Um dos idealizadores do evento, o meliponicultor Germani Baptista Herzog, do Meliponário Herzog, em Domingos Martins, destaca que a capacitação surgiu do desejo da associação de trazer algo inovador para os associados. “É o primeiro curso desse tipo no Espírito Santo. Queríamos oferecer algo que realmente fizesse diferença na rotina dos produtores”, comenta.

Ele contou que entre os aprendizados está principalmente o de conseguir classificar os méis e entender os defeitos presentes no produto. “Agora saberemos explicar melhor ao cliente quais são as notas que aquele mel tem. Conseguiremos mostrar uma maior intimidade com o mel e passar confiança para pessoa que tá adquirindo esse mel. Poderemos apresentar um mel mais suave, mais marcante, mais ácido, por exemplo”, apontou.
Segundo Herzog, quem participou do curso vai olhar de uma outra forma ao produto. “A primeira coisa é sentir o cheiro, que muitas vezes não corresponde ao gosto. Ele tem um cheiro, uma nota floral, por exemplo, mas na hora de sentir o paladar você já descobre outras notas e sabores. São essas percepções que a gente não tinha, e o curso abriu nossos olhos para o mundo”, afirmou.
Para Felipe Schneider, que também participou da formação, o curso representou uma jornada de descobertas. “Foi uma jornada de descobertas, onde os participantes aguçaram os sentidos para explorar a complexidade e a diversidade do universo méis.

Através de provas orientadas, aprendemos a identificar nuances de aroma, sabor, textura e cor, indo muito além do simplesmente ‘doce’. Cada amostra contou uma história sobre a florada e sobre as abelhas. Mais do que uma capacitação, o curso cultivou um novo olhar, apreciando o mel como um produto único e sofisticado”, afirmou.
O jovem produtor Leonardo Pereira, de 29 anos, morador de Alto Jucu, em Domingos Martins, contou que cria abelhas desde a infância, em uma tradição iniciada pelo pai e pelo avô. Após enfrentar perdas ao longo dos anos – causadas por venenos e ataques -ele retomou a atividade com mais dedicação e viu no curso uma oportunidade de ampliar conhecimentos.

Participando pela primeira vez de uma capacitação voltada à análise sensorial de mel no Estado, Leonardo afirma que agora passa a observar detalhes antes despercebidos, como aroma, textura, origem e florada.

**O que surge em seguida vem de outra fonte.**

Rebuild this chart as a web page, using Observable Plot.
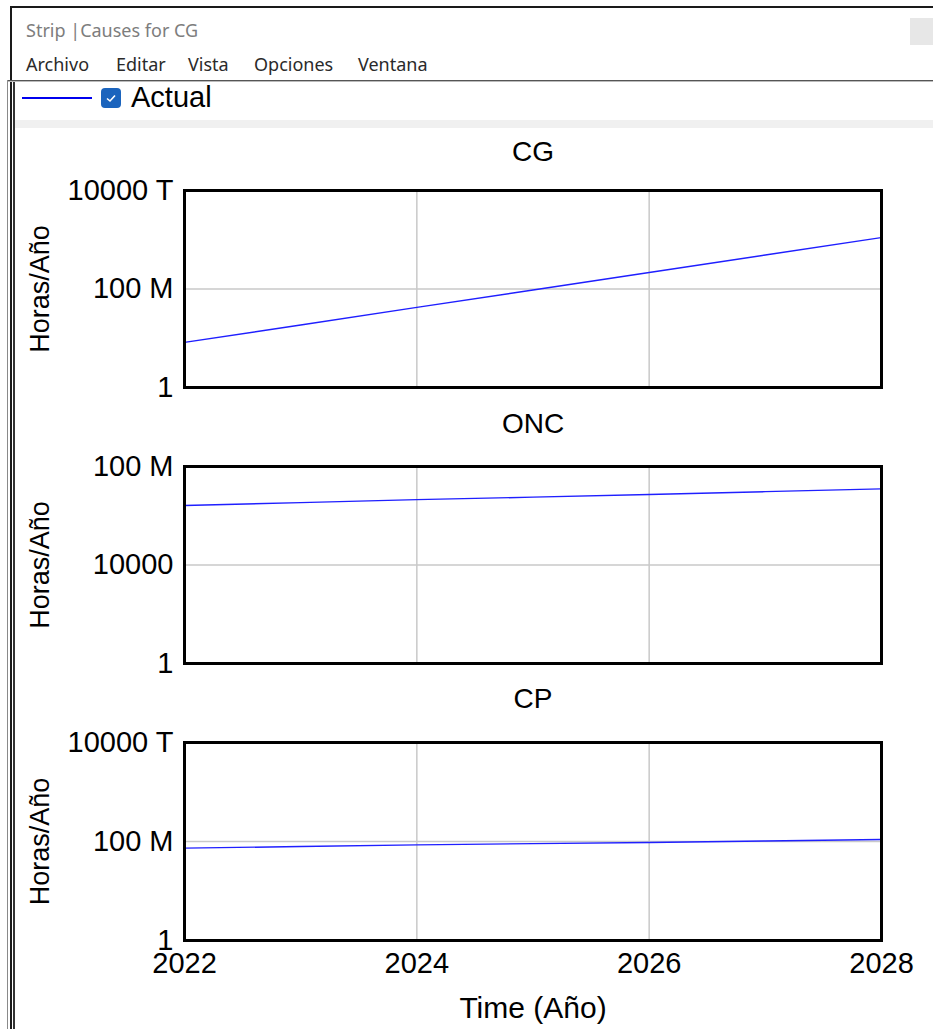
<!DOCTYPE html>
<html><head><meta charset="utf-8">
<script src="https://cdn.jsdelivr.net/npm/d3@7"></script>
<script src="https://cdn.jsdelivr.net/npm/@observablehq/plot@0.6"></script>
<style>
html,body{margin:0;padding:0;background:#fff}
body{width:933px;height:1029px;overflow:hidden;position:relative;font-family:"Liberation Sans",Arial,sans-serif}
.abs{position:absolute}
.ui{font-family:"Noto Sans","Liberation Sans",sans-serif;font-size:18px;line-height:18px;white-space:nowrap}
</style></head><body>
<script>
// ---- data ----
const years = [2022, 2023, 2024, 2025, 2026, 2027, 2028];
const cgValues  = [4.6e3, 1.2e5, 3.2e6, 8.3e7, 2.2e9, 5.8e10, 1.5e12];
const oncValues = [2.6e6, 3.4e6, 4.5e6, 5.7e6, 7.3e6, 9.5e6, 1.23e7];
const cpValues  = [2.9e7, 3.9e7, 5.3e7, 6.7e7, 8.4e7, 1.1e8, 1.45e8];
const panelTitles = ["CG", "ONC", "CP"];
const yTicksWide = [1, 1e8, 1e16];
const yTickLabelsWide = ["1", "100 M", "10000 T"];
const yTicksNarrow = [1, 1e4, 1e8];
const yTickLabelsNarrow = ["1", "10000", "100 M"];
const xTicks = [2022, 2024, 2026, 2028];
const xTickLabels = ["2022", "2024", "2026", "2028"];
const yLabel = "Horas/Año";
const xLabel = "Time (Año)";
const seriesName = "Actual";
const windowTitle = "Strip |Causes for CG";
const menuItems = ["Archivo", "Editar", "Vista", "Opciones", "Ventana"];

// ---- window chrome ----
function el(css, html) {
  const d = document.createElement("div");
  d.className = "abs";
  d.style.cssText = css;
  if (html !== undefined) d.innerHTML = html;
  document.body.appendChild(d);
  return d;
}
el("left:10px;top:6px;width:923px;height:2px;background:#1a1a1a");
el("left:10px;top:6px;width:2px;height:1023px;background:#1a1a1a");
el("left:7px;top:80px;width:1px;height:949px;background:#8a8a8a");
el("left:13px;top:80px;width:2px;height:949px;background:#333");
const t = el("left:26px;top:21px;color:#7d7d7d", "");
t.className = "abs ui"; t.textContent = windowTitle;
el("left:910px;top:18px;width:23px;height:27px;background:#e7e7e7");
const menuX = [26, 116, 188, 254, 358];
menuItems.forEach((m, i) => { const d = el(`left:${menuX[i]}px;top:55px;color:#2a2a2a`); d.className = "abs ui"; d.textContent = m; });
el("left:8px;top:80px;width:925px;height:1px;background:#555");
el("left:8px;top:81px;width:925px;height:1px;background:#bbb");
el("left:22px;top:97px;width:70px;height:2px;background:#0000ee");
el("left:101px;top:88px;width:20px;height:20px;border-radius:4px;background:#1b64bd",
   '<svg width="20" height="20"><polyline points="6,10.5 9,13 14,7.5" fill="none" stroke="#fff" stroke-width="1.6"/></svg>');
const a = el("left:131px;top:83px;font-size:29px;line-height:28px;color:#000");
a.textContent = seriesName;
el("left:15px;top:120px;width:918px;height:8px;background:#f0f0f0");

// ---- panels ----
function panel(o) {
  const data = years.map((y, i) => ({year: y, value: o.values[i]}));
  const fmt = new Map(o.ticks.map((v, i) => [v, o.labels[i]]));
  const xfmt = new Map(xTicks.map((v, i) => [v, xTickLabels[i]]));
  const marks = [
    Plot.gridX(xTicks, {stroke: "#c9c9c9", strokeOpacity: 1, strokeWidth: 1.5}),
    Plot.gridY(o.ticks, {stroke: "#c9c9c9", strokeOpacity: 1, strokeWidth: 1.5}),
    Plot.line(data, {x: "year", y: "value", stroke: "#1f1fff", strokeWidth: 1.4, clip: true}),
    Plot.frame({stroke: "#000", strokeWidth: 3}),
    Plot.axisY(o.ticks, {tickSize: 0, tickPadding: 11, tickFormat: d => fmt.get(d), fontSize: 29, label: null}),
    Plot.text([o.title], {frameAnchor: "top", dy: o.titleDy, fontSize: 28, lineAnchor: "middle", fill: "#000"}),
    Plot.text([yLabel], {frameAnchor: "left", dx: -144, rotate: -90, fontSize: 27, lineAnchor: "middle", textAnchor: "middle", fill: "#000"})
  ];
  if (o.showX) {
    marks.push(Plot.axisX(xTicks, {tickSize: 0, tickPadding: 12, tickFormat: d => xfmt.get(d), fontSize: 29, label: null}));
    marks.push(Plot.text([xLabel], {frameAnchor: "bottom", dy: 68, fontSize: 30, lineAnchor: "middle", fill: "#000"}));
  }
  const svg = Plot.plot({
    width: 933, height: o.height,
    marginLeft: 184, marginRight: 52, marginTop: o.mt, marginBottom: o.mb,
    x: {type: "linear", domain: [2022, 2028], axis: o.showX ? undefined : null},
    y: {type: "log", domain: o.domain},
    style: {fontFamily: '"Liberation Sans", Arial, sans-serif', color: "#000", background: "transparent", overflow: "visible"},
    marks
  });
  const holder = el(`left:0px;top:${o.top}px;width:933px;height:${o.height}px`);
  holder.appendChild(svg);
}
panel({values: cgValues, title: panelTitles[0], ticks: yTicksWide, labels: yTickLabelsWide, domain: [1, 1e16], top: 130, height: 270, mt: 60, mb: 13, titleDy: -38, showX: false});
panel({values: oncValues, title: panelTitles[1], ticks: yTicksNarrow, labels: yTickLabelsNarrow, domain: [1, 1e8], top: 400, height: 275, mt: 66, mb: 12, titleDy: -42, showX: false});
panel({values: cpValues, title: panelTitles[2], ticks: yTicksWide, labels: yTickLabelsWide, domain: [1, 1e16], top: 675, height: 354, mt: 67, mb: 89, titleDy: -43, showX: true});
</script>
</body></html>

Com uma produção ainda pequena e sem marca formal, ele vende parte do mel para amigos, mas acredita que o aprendizado adquirido o incentiva a evoluir e a profissionalizar sua produção de mel de abelhas sem ferrão.
“Provamos os méis, mas muitas vezes aparentava ser o mesmo mel, mesmo sendo diferente um pouco, como a coloração. Nunca paramos para nos aprofundarmos em textura, sabor, cheiro, e agora é tudo diferente. O que vai mudar agora é que a atenção da gente vai estar mais ligada nisso. Antes a gente provava o mel, botava na boca, pegava outra caixa, provava da mesma forma. Agora vamos parar para analisar, entender de onde veio, a origem, a textura, a florada, a identificar se é mais amadeirado, mais suave, floral…”, explicou.
Para viabilizar a formação, a Amecap contou com apoio de parceiros locais, como a Coroa e o Sicredi, além de colaboradores da região e produtores envolvidos na organização. As parcerias permitiram reduzir os custos e ampliar o acesso dos participantes ao treinamento.